Q&A with a Project Lead: Alan
Our blog series, Q&A with a Tester, where industry experts share their love for quality. First up to answer our quick fire questions is Alan, a project lead from Zoonou.
How did you get involved in testing?
After working in the railway industry for 16 years I was ready to take a leap and change direction in my career. I have always had a passion for computing but felt held back as I had no formal IT qualifications but I took the plunge and applied for an entry level role at Zoonou! Whilst at Zoonou I have developed and gained new skills through training and coaching which was vital in helping me to pass my ISTQB exam. Since passing my ISTQB exam, I have continued to build upon my testing experience and have progressed into a management role.
What do you like about testing?
I like the variety in testing. Every day can bring a different project to test, and you learn to adapt quickly to how it operates and what is required. However, if I had to choose one thing I enjoy testing the most, it would be desktop websites.

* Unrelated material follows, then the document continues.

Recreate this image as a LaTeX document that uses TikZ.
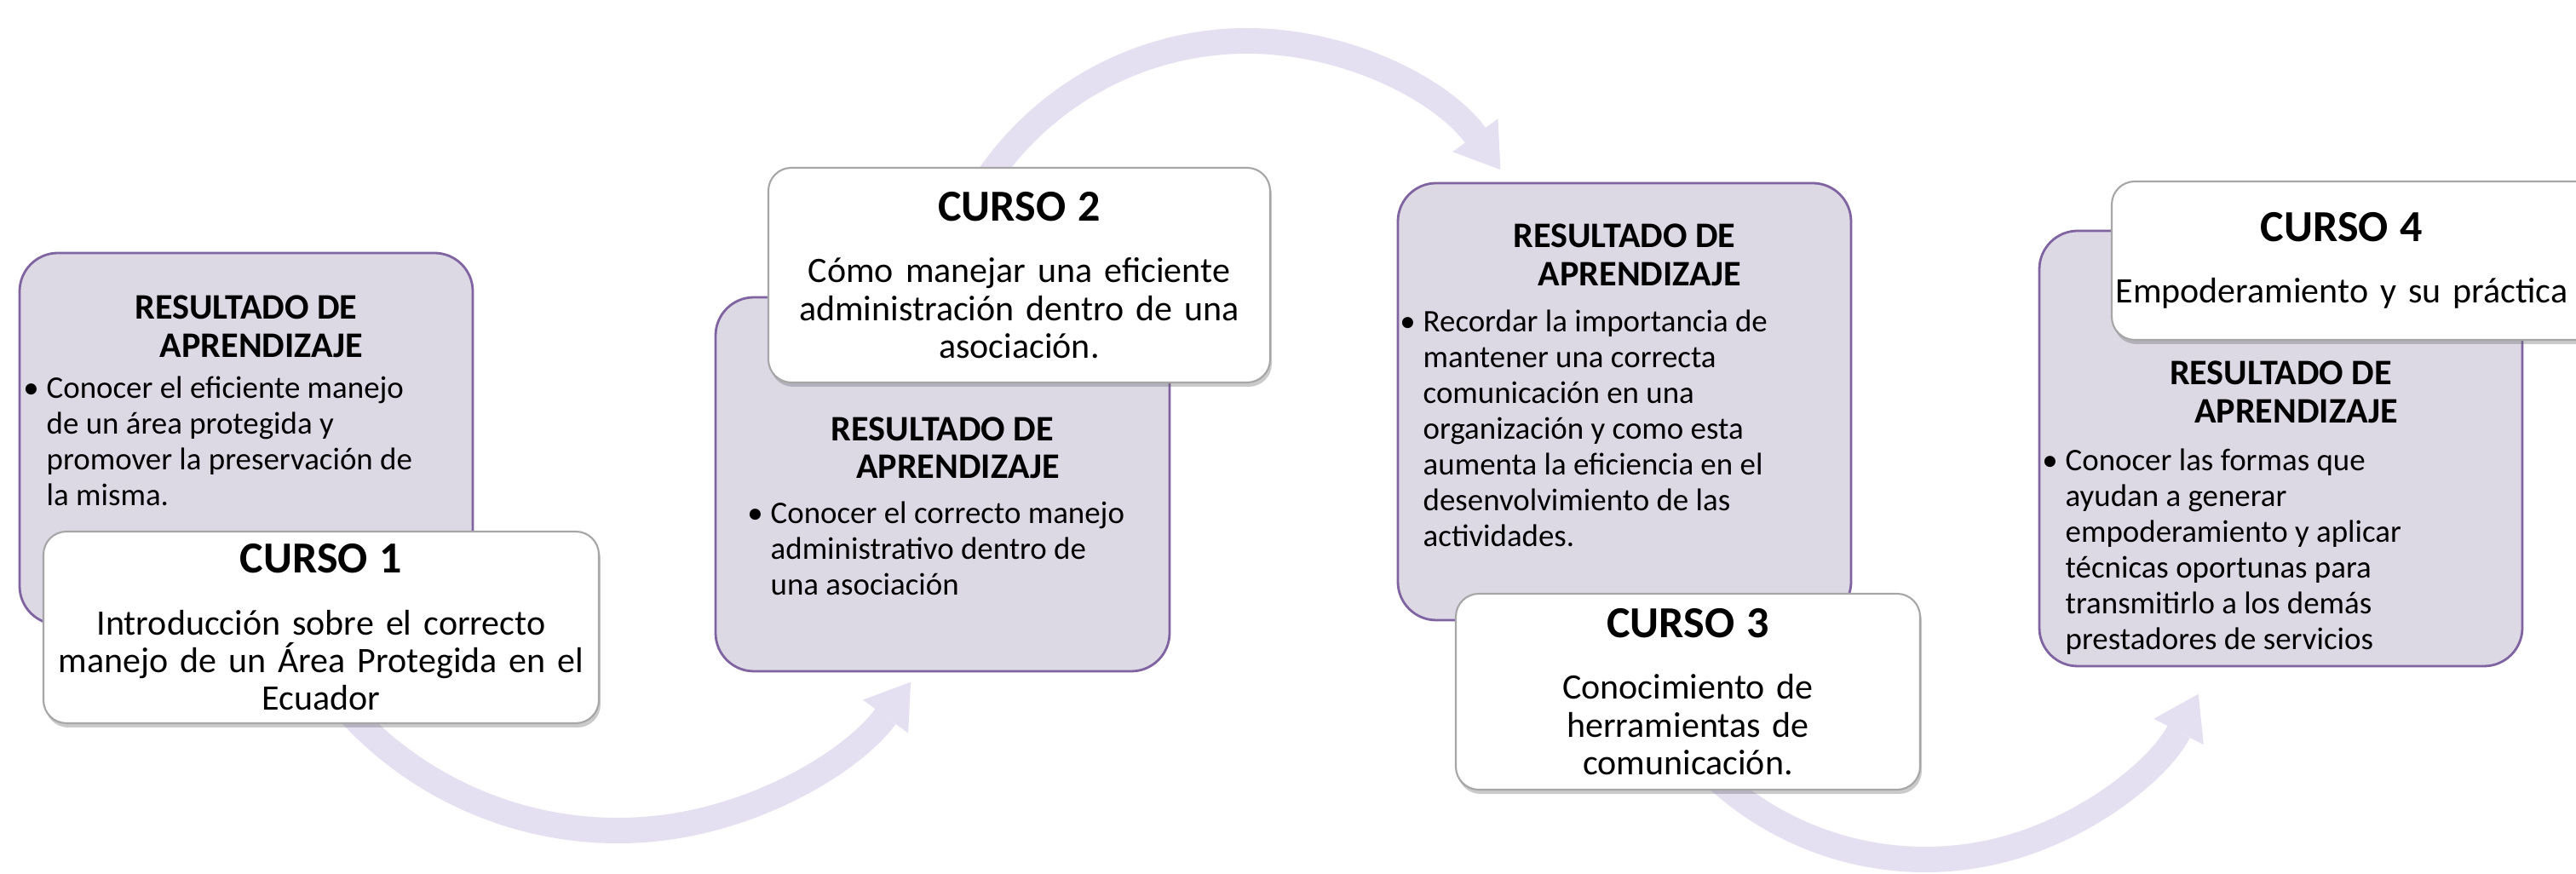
\documentclass[tikz,border=0pt]{standalone}
\usepackage{fontspec}
\setmainfont{Carlito}
\usetikzlibrary{arrows.meta, shadows}

\definecolor{resfill}{RGB}{220,217,229}
\definecolor{resline}{RGB}{128,100,162}
\definecolor{flowc}{RGB}{229,223,242}

\newcommand{\resbullet}{\llap{\textbullet\hspace{0.09cm}}}
\newcommand{\cursotitle}{\fontsize{14.8}{17}\selectfont\bfseries}

\begin{document}
\begin{tikzpicture}[every node/.style={align=center},
	res/.style={draw=resline, line width=0.8pt, fill=resfill, rounded corners=0.45cm},
	curso/.style={draw=gray!70, line width=0.6pt, fill=white, rounded corners=0.27cm, inner sep=0pt,
		drop shadow={shadow xshift=0.02cm, shadow yshift=-0.05cm, opacity=0.35, fill=black!60},
		font=\fontsize{11.95}{12.6}\selectfont},
	reshead/.style={anchor=north, inner sep=0pt, font=\fontsize{12}{12.6}\selectfont\bfseries},
	resbody/.style={anchor=north west, align=left, inner sep=0pt, font=\fontsize{10.5}{11.95}\selectfont},
	flow/.style={draw=flowc, line width=0.30cm, -{Triangle[width=0.66cm, length=0.5cm, line width=0pt]}}]
			\useasboundingbox (0,0) rectangle (30.24,-10.26);
			\clip (0,0) rectangle (30.24,-10.26);
			% Flechas
			\coordinate (a1) at (7.25,-5.48);
			\coordinate (a2) at (14.64,-4.16);
			\coordinate (a3) at (22.60,-6.47);
			\draw[flow] ([shift={(220:4.27)}]a1) arc[start angle=220, end angle=323.7, radius=4.27];
			\draw[flow] ([shift={(148:3.68)}]a2) arc[start angle=148, end angle=36.1, radius=3.68];
			\draw[flow] ([shift={(226:3.62)}]a3) arc[start angle=226, end angle=332.4, radius=3.62];
			%Resultados
			\node[res, minimum width=5.32cm, minimum height=4.36cm] (r1) at (2.89,-5.15) {};
			\node[res, minimum width=5.33cm, minimum height=4.39cm] (r2) at (11.065,-5.685) {};
			\node[res, minimum width=5.32cm, minimum height=5.13cm] (r3) at (19.07,-4.715) {};
			\node[res, minimum width=5.67cm, minimum height=5.11cm] (r4) at (26.775,-5.265) {};
			\node[reshead] (h1) at (2.89,-3.465) {RESULTADO DE\\\hspace*{0.85em}APRENDIZAJE};
			\node[reshead] (h2) at (11.065,-4.89) {RESULTADO DE\\\hspace*{0.85em}APRENDIZAJE};
			\node[reshead] (h3) at (19.07,-2.625) {RESULTADO DE\\\hspace*{0.85em}APRENDIZAJE};
			\node[reshead] (h4) at (26.775,-4.235) {RESULTADO DE\\\hspace*{0.85em}APRENDIZAJE};
			\node[resbody] (b1) at (0.54,-4.41) {\resbullet Conocer el eficiente manejo\\de un área protegida y\\promover la preservación de\\la misma.};
			\node[resbody] (b2) at (9.04,-5.88) {\resbullet Conocer el correcto manejo\\administrativo dentro de\\una asociación};
			\node[resbody] (b3) at (16.70,-3.635) {\resbullet Recordar la importancia de\\mantener una correcta\\comunicación en una\\organización y como esta\\aumenta la eficiencia en el\\desenvolvimiento de las\\actividades.};
			\node[resbody] (b4) at (24.24,-5.265) {\resbullet Conocer las formas que\\ayudan a generar\\empoderamiento y aplicar\\técnicas oportunas para\\transmitirlo a los demás\\prestadores de servicios};
			%Cursos
			\node[curso, minimum width=6.52cm, minimum height=2.25cm, text width=6.3cm] (c1) at (3.77,-7.365)
				{{\cursotitle CURSO 1}\\[8pt]Introducción sobre el correcto\\manejo de un Área Protegida en el\\Ecuador};
			\node[curso, minimum width=5.89cm, minimum height=2.52cm, text width=5.7cm] (c2) at (11.965,-3.23)
				{{\cursotitle CURSO 2}\\[8pt]Cómo manejar una eficiente\\administración dentro de una\\asociación.};
			\node[curso, minimum width=5.45cm, minimum height=2.30cm, text width=5.3cm] (c3) at (19.815,-8.12)
				{{\cursotitle CURSO 3}\\[8pt]Conocimiento de\\herramientas de\\comunicación.};
			\node[curso, minimum width=5.80cm, minimum height=1.86cm, text width=5.6cm] (c4) at (27.69,-3.06)
				{\hspace*{-0.4cm}{\cursotitle CURSO 4}\\[8pt]\hspace*{-0.4cm}Empoderamiento y su práctica};
		\end{tikzpicture}
\end{document}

What does a typical day involve?
My typical day starts with checking emails and comms to see if clients have provided any updates or information related to the projects that I'm managing. After doing this I have a stand-up with the testers on each of my scheduled projects; to give them an overview of their tasks for the day, highlight any key points communicated by our client and answer any of their questions.

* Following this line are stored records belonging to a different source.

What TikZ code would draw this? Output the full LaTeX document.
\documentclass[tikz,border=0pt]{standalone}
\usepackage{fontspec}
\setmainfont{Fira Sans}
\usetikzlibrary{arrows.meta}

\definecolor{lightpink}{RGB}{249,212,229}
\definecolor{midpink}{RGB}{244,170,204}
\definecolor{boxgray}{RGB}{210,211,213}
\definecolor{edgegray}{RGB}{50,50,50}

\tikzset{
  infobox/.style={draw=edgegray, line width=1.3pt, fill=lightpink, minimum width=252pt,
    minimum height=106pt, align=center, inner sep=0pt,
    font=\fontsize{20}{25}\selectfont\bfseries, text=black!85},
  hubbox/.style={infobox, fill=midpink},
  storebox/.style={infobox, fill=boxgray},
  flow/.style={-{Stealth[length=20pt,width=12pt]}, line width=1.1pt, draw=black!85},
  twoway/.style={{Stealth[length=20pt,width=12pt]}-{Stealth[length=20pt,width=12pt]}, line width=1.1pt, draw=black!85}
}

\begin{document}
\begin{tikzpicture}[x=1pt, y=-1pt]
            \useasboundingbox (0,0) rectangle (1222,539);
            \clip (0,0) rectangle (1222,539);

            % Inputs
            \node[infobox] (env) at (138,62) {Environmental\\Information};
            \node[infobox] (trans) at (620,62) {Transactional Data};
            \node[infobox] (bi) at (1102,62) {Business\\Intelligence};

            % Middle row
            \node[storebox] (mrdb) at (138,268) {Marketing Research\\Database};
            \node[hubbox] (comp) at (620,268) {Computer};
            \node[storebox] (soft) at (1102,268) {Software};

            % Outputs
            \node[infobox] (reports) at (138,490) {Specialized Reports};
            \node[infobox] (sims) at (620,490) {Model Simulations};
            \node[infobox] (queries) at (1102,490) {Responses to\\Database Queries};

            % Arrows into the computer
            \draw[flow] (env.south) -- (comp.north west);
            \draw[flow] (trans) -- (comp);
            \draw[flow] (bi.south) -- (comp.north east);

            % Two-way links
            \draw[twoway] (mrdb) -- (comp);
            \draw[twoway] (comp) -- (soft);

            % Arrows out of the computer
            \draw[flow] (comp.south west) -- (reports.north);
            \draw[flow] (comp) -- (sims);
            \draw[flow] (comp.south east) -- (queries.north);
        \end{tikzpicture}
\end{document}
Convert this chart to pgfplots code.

During the day I will communicate with clients to schedule future projects and discuss how testing is progressing. I am also always on hand to help out the testers on my projects and answer any queries that they might have.
At the end of the day I have daily reports, written by the testers for each project, to proof read and then send onto our clients, this gives the client an overview of what testing activities have been conducted and how they've gone.

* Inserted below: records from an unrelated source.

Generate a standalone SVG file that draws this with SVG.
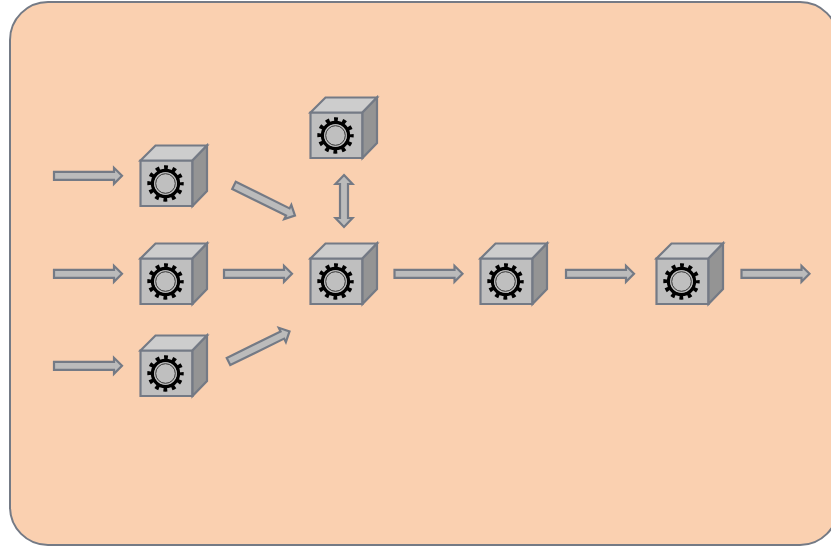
<svg xmlns="http://www.w3.org/2000/svg" width="831" height="547" viewBox="0 0 831 547">
<style>
.bg{fill:#fad0b0;stroke:#747a85;stroke-width:2}
.ar,.c{stroke:#747a85;stroke-width:2.200;stroke-linejoin:miter}
.ar{fill:#bbbbbb}
.f{fill:#bfbfbf}.t{fill:#cdcdcd}.r{fill:#949494}
</style>
<defs>
<polygon id="a" class="ar" points="0,-4 60,-4 60,-8 68,0 60,8 60,4 0,4"/>
<g id="cube">
<polygon class="c f" points="0.500,15.500 52.500,15.500 52.500,61 0.500,61"/>
<polygon class="c t" points="0.500,15.500 15.500,0.500 67,0.500 52.500,15.500"/>
<polygon class="c r" points="52.500,15.500 67,0.500 67,46 52.500,61"/>
<circle cx="25.500" cy="38.500" r="15.800" fill="none" stroke="#000" stroke-width="4.800" stroke-dasharray="3.800 4.473" stroke-dashoffset="1.900"/>
<circle cx="25.500" cy="38.500" r="13" fill="none" stroke="#000" stroke-width="3.400"/>
<circle cx="25.500" cy="38.500" r="11.300" fill="#bfbfbf"/>
<circle cx="25.500" cy="38.500" r="9.800" fill="#bfbfbf" stroke="#333" stroke-width="1"/>
</g>
</defs>
<rect id="container" class="bg" x="10" y="2" width="828" height="543" rx="38" ry="38"/>
<g id="nodes">
<use id="n1" href="#cube" x="140" y="145"/>
<use id="n2" href="#cube" x="140" y="243"/>
<use id="n3" href="#cube" x="140" y="335"/>
<use id="n4" href="#cube" x="310" y="97"/>
<use id="n5" href="#cube" x="310" y="243"/>
<use id="n6" href="#cube" x="480" y="243"/>
<use id="n7" href="#cube" x="656" y="243"/>
</g>
<g id="connectors">
<use href="#a" transform="translate(54,175.800)"/>
<use href="#a" transform="translate(54,273.800)"/>
<use href="#a" transform="translate(54,365.800)"/>
<use href="#a" transform="translate(224,273.800)"/>
<use href="#a" transform="translate(394.500,273.800)"/>
<use href="#a" transform="translate(566,273.800)"/>
<use href="#a" transform="translate(741.500,273.800)"/>
<use href="#a" transform="translate(234,185.400) rotate(26.300)"/>
<use href="#a" transform="translate(228.500,361.500) rotate(-26.200)"/>
<polygon class="ar" points="344,175 352.500,184 348,184 348,218 352.500,218 344,227 335.500,218 340,218 340,184 335.500,184"/>
</g>
</svg>
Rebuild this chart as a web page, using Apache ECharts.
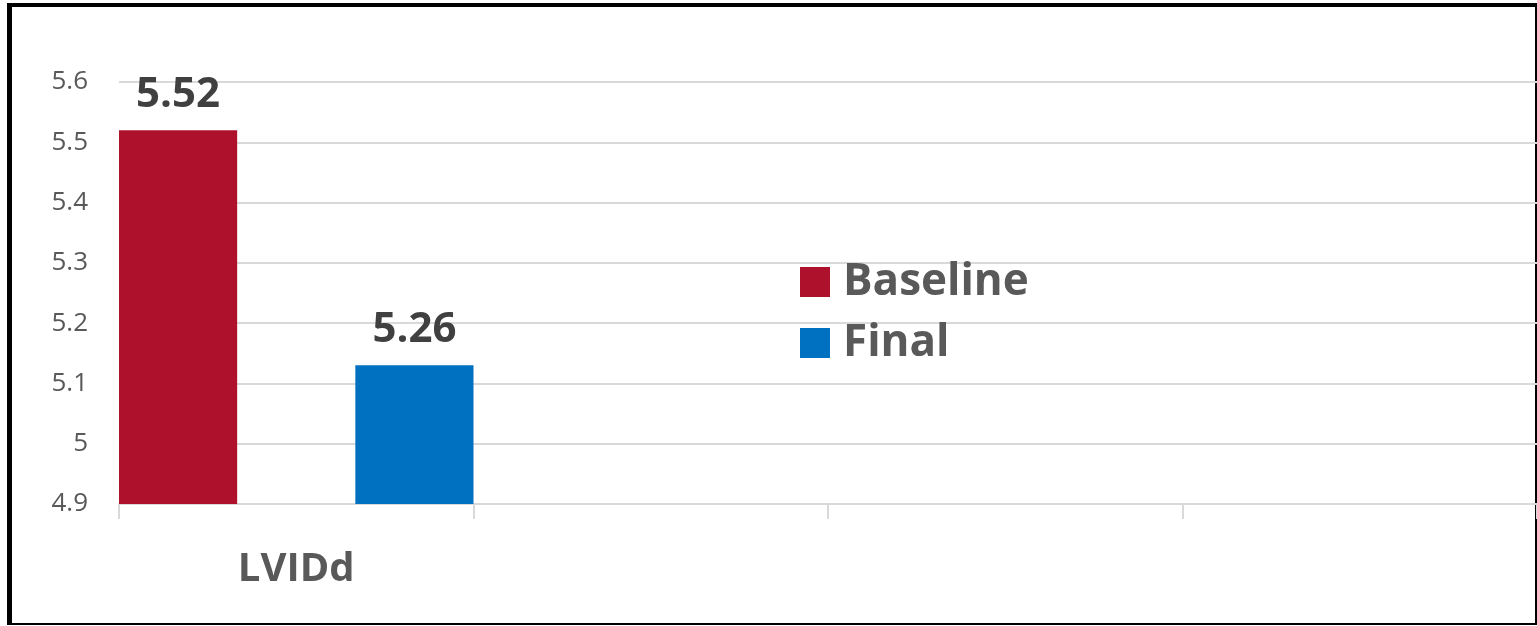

What are the best bug you have found?
The ones that developers don't expect!
What are you currently learning?
I'm studying for a Certificate in Higher Education in Computing and IT with the Open University, alongside learning the Ruby programming language and increasing my accessibility testing skills.
What areas of QA are most important to you?
Accessibility-related quality assurance is important, as it helps ensure that everybody, regardless of ability, can view, use and enjoy websites and apps.